In mid-June, Draftkings CEO Jason Robins may have surprised some viewers with his frank commentary about the sports gambling industry during an interview on CNBC. Draftking’s biggest competitor over the coming months isn’t Fanduel or Penn National, it’s “going to the beach this summer.”

That may seem like a pithy comment, but it’s not one to be taken lightly because it was a real risk. And while beach season may now be over, bringing speculators back to gambling venues for the fall and football season, the sentiment underscores a risk for financial markets too.
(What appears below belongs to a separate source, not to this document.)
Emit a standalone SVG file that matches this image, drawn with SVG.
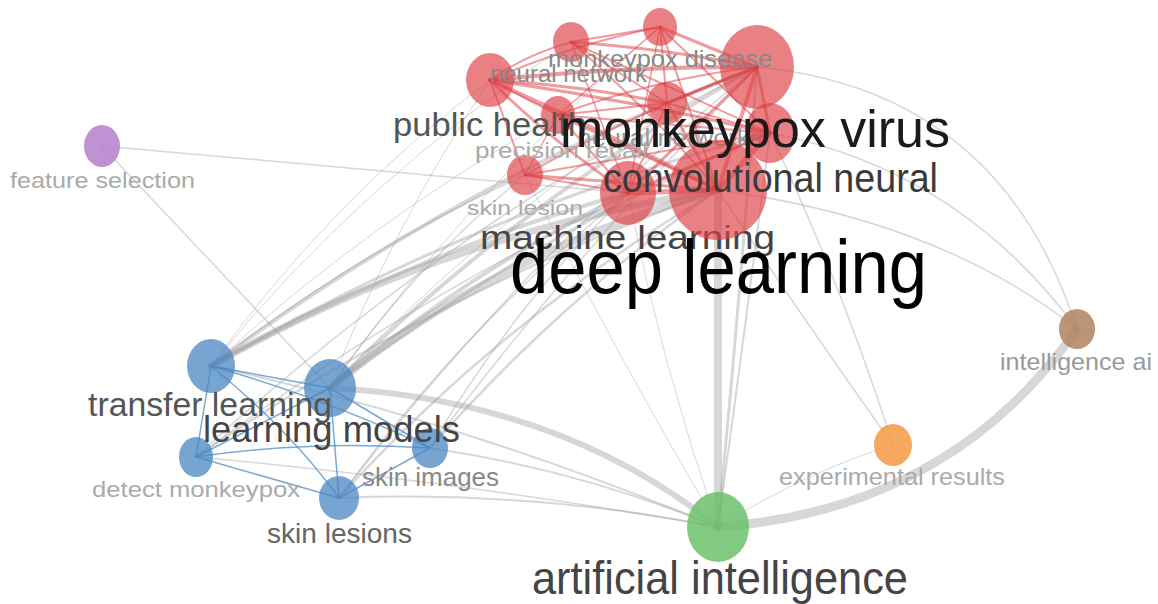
<svg xmlns="http://www.w3.org/2000/svg" width="1158" height="604" viewBox="0 0 1158 604">
<style>
  .g { fill: none; stroke: #9a9a9a; stroke-opacity: 0.4; stroke-linecap: round; }
  .r { fill: none; stroke: #e03a40; stroke-opacity: 0.5; stroke-linecap: round; }
  .b { fill: none; stroke: #4f8cc6; stroke-opacity: 0.75; stroke-width: 1.5; }
  .red { fill: #de3f45; fill-opacity: 0.66; }
  .blue { fill: #4a86c0; fill-opacity: 0.75; }
  .green { fill: #6cc06c; fill-opacity: 0.85; }
  .orange { fill: #f5a04c; fill-opacity: 0.9; }
  .brown { fill: #b0835f; fill-opacity: 0.85; }
  .purple { fill: #b57fcc; fill-opacity: 0.85; }
  text { font-family: "Liberation Sans", Arial, sans-serif; }
</style>
<rect width="1158" height="604" fill="#ffffff"/>
<g id="connectors">
  <!-- gray edges -->
  <path class="g" stroke-width="7" d="M718 190 Q440 235 211 366"/>
  <path class="g" stroke-width="8" d="M718 190 Q490 255 330 388"/>
  <path class="g" stroke-width="4" d="M757 67 Q460 180 211 366"/>
  <path class="g" stroke-width="4" d="M757 67 Q520 200 330 388"/>
  <path class="g" stroke-width="3" d="M770 133 Q480 210 211 366"/>
  <path class="g" stroke-width="3" d="M770 133 Q540 230 330 388"/>
  <path class="g" stroke-width="4" d="M628 193 Q420 250 211 366"/>
  <path class="g" stroke-width="4" d="M628 193 Q470 270 330 388"/>
  <path class="g" stroke-width="2.5" d="M718 190 Q440 290 196 457"/>
  <path class="g" stroke-width="2.5" d="M718 190 Q560 300 430 448"/>
  <path class="g" stroke-width="2.5" d="M718 190 Q500 320 339 498"/>
  <path class="g" stroke-width="1.5" d="M628 193 Q460 330 339 498"/>
  <path class="g" stroke-width="1.5" d="M628 193 Q510 310 430 448"/>
  <path class="g" stroke-width="1.5" d="M757 67 Q520 260 339 498"/>
  <path class="g" stroke-width="1.5" d="M757 67 Q570 260 430 448"/>
  <path class="g" stroke-width="1.5" d="M757 67 Q440 230 196 457"/>
  <path class="g" stroke-width="1.5" d="M770 133 Q460 260 196 457"/>
  <path class="g" stroke-width="1.5" d="M525 175 Q360 250 211 366"/>
  <path class="g" stroke-width="1.5" d="M525 175 Q410 270 330 388"/>
  <path class="g" stroke-width="1" d="M490 80 Q330 200 211 366"/>
  <path class="g" stroke-width="1" d="M490 80 Q390 230 330 388"/>
  <path class="g" stroke-width="1" d="M667 103 Q480 230 330 388"/>
  <path class="g" stroke-width="1" d="M558 115 Q370 220 211 366"/>
  <path class="g" stroke-width="1" d="M571 42 Q360 180 211 366"/>
  <path class="g" stroke-width="1" d="M660 27 Q470 190 330 388"/>
  <path class="g" stroke-width="8" stroke-opacity="0.5" d="M718 190 L718 527"/>
  <path class="g" stroke-width="3" d="M757 67 Q740 300 718 527"/>
  <path class="g" stroke-width="2" d="M770 133 Q745 330 718 527"/>
  <path class="g" stroke-width="1" d="M628 193 Q660 360 718 527"/>
  <path class="g" stroke-width="1" d="M525 175 Q620 360 718 527"/>
  <path class="g" stroke-width="6" d="M330 388 Q560 400 718 527"/>
  <path class="g" stroke-width="2" d="M211 366 Q460 420 718 527"/>
  <path class="g" stroke-width="2" d="M339 498 Q530 490 718 527"/>
  <path class="g" stroke-width="1.5" d="M196 457 Q450 480 718 527"/>
  <path class="g" stroke-width="2" d="M430 448 Q580 470 718 527"/>
  <path class="g" stroke-width="9" d="M718 527 Q950 510 1077 329"/>
  <path class="g" stroke-width="1" d="M718 527 Q810 470 893 445"/>
  <path class="g" stroke-width="1.5" d="M893 445 Q790 300 718 190"/>
  <path class="g" stroke-width="1.5" d="M893 445 Q840 280 770 133"/>
  <path class="g" stroke-width="1.5" d="M1077 329 Q1000 90 757 67"/>
  <path class="g" stroke-width="1.5" d="M1077 329 Q960 170 770 133"/>
  <path class="g" stroke-width="1.5" d="M1077 329 Q940 220 718 190"/>
  <path class="g" stroke-width="1.5" d="M102 146 L628 193"/>
  <path class="g" stroke-width="1.5" d="M102 146 L330 388"/>
  <!-- red edges -->
  <path class="r" stroke-width="4" d="M490 80 Q620 66 757 67"/>
  <path class="r" stroke-width="2" d="M490 80 Q525 55 571 42"/>
  <path class="r" stroke-width="2" d="M490 80 Q570 45 660 27"/>
  <path class="r" stroke-width="3" d="M490 80 Q580 85 667 103"/>
  <path class="r" stroke-width="2" d="M490 80 L558 115"/>
  <path class="r" stroke-width="2" d="M490 80 L525 175"/>
  <path class="r" stroke-width="3" d="M490 80 Q630 100 770 133"/>
  <path class="r" stroke-width="4" d="M490 80 Q600 130 718 190"/>
  <path class="r" stroke-width="3" d="M490 80 Q550 140 628 193"/>
  <path class="r" stroke-width="2" d="M571 42 L660 27"/>
  <path class="r" stroke-width="3" d="M571 42 Q660 48 757 67"/>
  <path class="r" stroke-width="2" d="M571 42 L667 103"/>
  <path class="r" stroke-width="2" d="M571 42 Q650 110 718 190"/>
  <path class="r" stroke-width="2" d="M571 42 L770 133"/>
  <path class="r" stroke-width="1.5" d="M571 42 L628 193"/>
  <path class="r" stroke-width="3" d="M660 27 L757 67"/>
  <path class="r" stroke-width="2" d="M660 27 L667 103"/>
  <path class="r" stroke-width="2" d="M660 27 L718 190"/>
  <path class="r" stroke-width="2" d="M660 27 L770 133"/>
  <path class="r" stroke-width="1.5" d="M660 27 L558 115"/>
  <path class="r" stroke-width="1.5" d="M660 27 L628 193"/>
  <path class="r" stroke-width="3" d="M757 67 L667 103"/>
  <path class="r" stroke-width="3" d="M757 67 L770 133"/>
  <path class="r" stroke-width="4" d="M757 67 L718 190"/>
  <path class="r" stroke-width="3" d="M757 67 L628 193"/>
  <path class="r" stroke-width="2" d="M757 67 Q650 80 558 115"/>
  <path class="r" stroke-width="2" d="M757 67 Q640 110 525 175"/>
  <path class="r" stroke-width="3" d="M667 103 L718 190"/>
  <path class="r" stroke-width="2" d="M667 103 L770 133"/>
  <path class="r" stroke-width="2" d="M667 103 L628 193"/>
  <path class="r" stroke-width="2" d="M667 103 L558 115"/>
  <path class="r" stroke-width="3" d="M558 115 L718 190"/>
  <path class="r" stroke-width="2" d="M558 115 L770 133"/>
  <path class="r" stroke-width="2" d="M558 115 L628 193"/>
  <path class="r" stroke-width="1.5" d="M558 115 L525 175"/>
  <path class="r" stroke-width="3" d="M525 175 L718 190"/>
  <path class="r" stroke-width="2" d="M525 175 L770 133"/>
  <path class="r" stroke-width="2" d="M525 175 L628 193"/>
  <path class="r" stroke-width="5" d="M628 193 L718 190"/>
  <path class="r" stroke-width="3" d="M628 193 L770 133"/>
  <path class="r" stroke-width="5" d="M770 133 L718 190"/>
  <!-- blue edges -->
  <path class="b" d="M211 366 L330 388"/>
  <path class="b" d="M211 366 L196 457"/>
  <path class="b" d="M211 366 Q290 430 339 498"/>
  <path class="b" d="M211 366 Q330 400 430 448"/>
  <path class="b" d="M330 388 L196 457"/>
  <path class="b" d="M330 388 L339 498"/>
  <path class="b" d="M330 388 L430 448"/>
  <path class="b" d="M196 457 Q310 440 430 448"/>
  <path class="b" d="M196 457 L339 498"/>
  <path class="b" d="M339 498 L430 448"/>
</g>
<g id="node-feature-selection">
  <ellipse class="purple" cx="102" cy="146" rx="18" ry="21"/>
  <text x="10" y="188" font-size="22" fill="#aaaaaa" textLength="185" lengthAdjust="spacingAndGlyphs">feature selection</text>
</g>
<g id="node-intelligence-ai">
  <ellipse class="brown" cx="1077" cy="329" rx="18" ry="20"/>
  <text x="1000" y="370" font-size="24" fill="#999999" textLength="152" lengthAdjust="spacingAndGlyphs">intelligence ai</text>
</g>
<g id="node-experimental-results">
  <ellipse class="orange" cx="893" cy="445" rx="19" ry="21"/>
  <text x="779" y="485" font-size="24" fill="#aaaaaa" textLength="226" lengthAdjust="spacingAndGlyphs">experimental results</text>
</g>
<g id="node-artificial-intelligence">
  <ellipse class="green" cx="718" cy="527" rx="31" ry="35"/>
  <text x="532" y="594" font-size="46" fill="#444444" textLength="376" lengthAdjust="spacingAndGlyphs">artificial intelligence</text>
</g>
<g id="node-detect-monkeypox">
  <ellipse class="blue" cx="196" cy="457" rx="17" ry="20"/>
  <text x="92" y="497" font-size="22" fill="#aaaaaa" textLength="208" lengthAdjust="spacingAndGlyphs">detect monkeypox</text>
</g>
<g id="node-skin-lesions">
  <ellipse class="blue" cx="339" cy="498" rx="20" ry="22"/>
  <text x="267" y="543" font-size="27" fill="#666666" textLength="145" lengthAdjust="spacingAndGlyphs">skin lesions</text>
</g>
<g id="node-skin-images">
  <ellipse class="blue" cx="430" cy="448" rx="18" ry="20"/>
  <text x="362" y="486" font-size="25" fill="#888888" textLength="137" lengthAdjust="spacingAndGlyphs">skin images</text>
</g>
<g id="node-learning-models">
  <ellipse class="blue" cx="330" cy="388" rx="26" ry="29"/>
  <text x="203" y="442" font-size="37" fill="#444444" textLength="257" lengthAdjust="spacingAndGlyphs">learning models</text>
</g>
<g id="node-transfer-learning">
  <ellipse class="blue" cx="211" cy="366" rx="24" ry="27"/>
  <text x="88" y="416" font-size="33" fill="#555555" textLength="244" lengthAdjust="spacingAndGlyphs">transfer learning</text>
</g>
<g id="node-machine-learning">
  <ellipse class="red" cx="628" cy="193" rx="28" ry="32"/>
  <text x="480" y="249" font-size="34" fill="#444444" textLength="295" lengthAdjust="spacingAndGlyphs">machine learning</text>
</g>
<g id="node-skin-lesion">
  <ellipse class="red" cx="525" cy="175" rx="18" ry="20"/>
  <text x="467" y="215" font-size="21" fill="#aaaaaa" textLength="116" lengthAdjust="spacingAndGlyphs">skin lesion</text>
</g>
<g id="node-precision-recall">
  <ellipse class="red" cx="558" cy="115" rx="17" ry="19"/>
  <text x="475" y="158" font-size="22" fill="#aaaaaa" textLength="173" lengthAdjust="spacingAndGlyphs">precision recall</text>
</g>
<g id="node-neural-networks">
  <ellipse class="red" cx="667" cy="103" rx="20" ry="21"/>
  <text x="577" y="146" font-size="23" fill="#999999" textLength="186" lengthAdjust="spacingAndGlyphs">neural networks</text>
</g>
<g id="node-public-health">
  <ellipse class="red" cx="490" cy="80" rx="24" ry="27"/>
  <text x="393" y="136" font-size="33" fill="#555555" textLength="194" lengthAdjust="spacingAndGlyphs">public health</text>
</g>
<g id="node-neural-network">
  <ellipse class="red" cx="571" cy="42" rx="18" ry="20"/>
  <text x="490" y="82" font-size="23" fill="#888888" textLength="157" lengthAdjust="spacingAndGlyphs">neural network</text>
</g>
<g id="node-deep-learning">
  <ellipse class="red" cx="718" cy="190" rx="49" ry="50"/>
  <text x="510" y="293" font-size="76" fill="#000000" textLength="417" lengthAdjust="spacingAndGlyphs">deep learning</text>
</g>
<g id="node-convolutional-neural">
  <ellipse class="red" cx="770" cy="133" rx="25" ry="30"/>
  <text x="603" y="192" font-size="40" fill="#3a3a3a" textLength="335" lengthAdjust="spacingAndGlyphs">convolutional neural</text>
</g>
<g id="node-monkeypox-virus">
  <ellipse class="red" cx="757" cy="67" rx="37" ry="42"/>
  <text x="560" y="147" font-size="51" fill="#1a1a1a" textLength="390" lengthAdjust="spacingAndGlyphs">monkeypox virus</text>
</g>
<g id="node-monkeypox-disease">
  <ellipse class="red" cx="660" cy="27" rx="17" ry="19"/>
  <text x="548" y="67" font-size="24" fill="#888888" textLength="224" lengthAdjust="spacingAndGlyphs">monkeypox disease</text>
</g>
</svg>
When the coronavirus pandemic brought the sports industry to its knees in spring 2020 – an industry in America that making $1.5 billion in revenue annually pre-pandemic – it created a wave of liquidity and speculative appetite that needed an outlet. Coupled with the fiscal relief efforts in the form of paycheck programs for businesses and individuals, the American economy was flush with excess capital.

Naturally, shuttered professional American sports leagues demanded a new outlet for speculative appetite, and sure enough surveys show that among individuals who received unemployment benefits during the pandemic, 20% of those funds were recirculated back into American financial markets.

Where’s the Money Going?

The coronavirus pandemic clearly brought in a wave of new retail traders into the financial markets. The surge in account openings in 2020 has continued into 2021: US brokers like Robinhood, TD Ameritrade, Charles Schwab, and Interactive Brokers added more than 2 million users in each of the first and second quarters of 2021.

In fact, Robinhood added more than 1 million users in January 2021 alone thanks to the surge in meme stocks like video game retailer GameStop (Ticker: $GME) and movie theater chain AMC (Ticker: $AMC).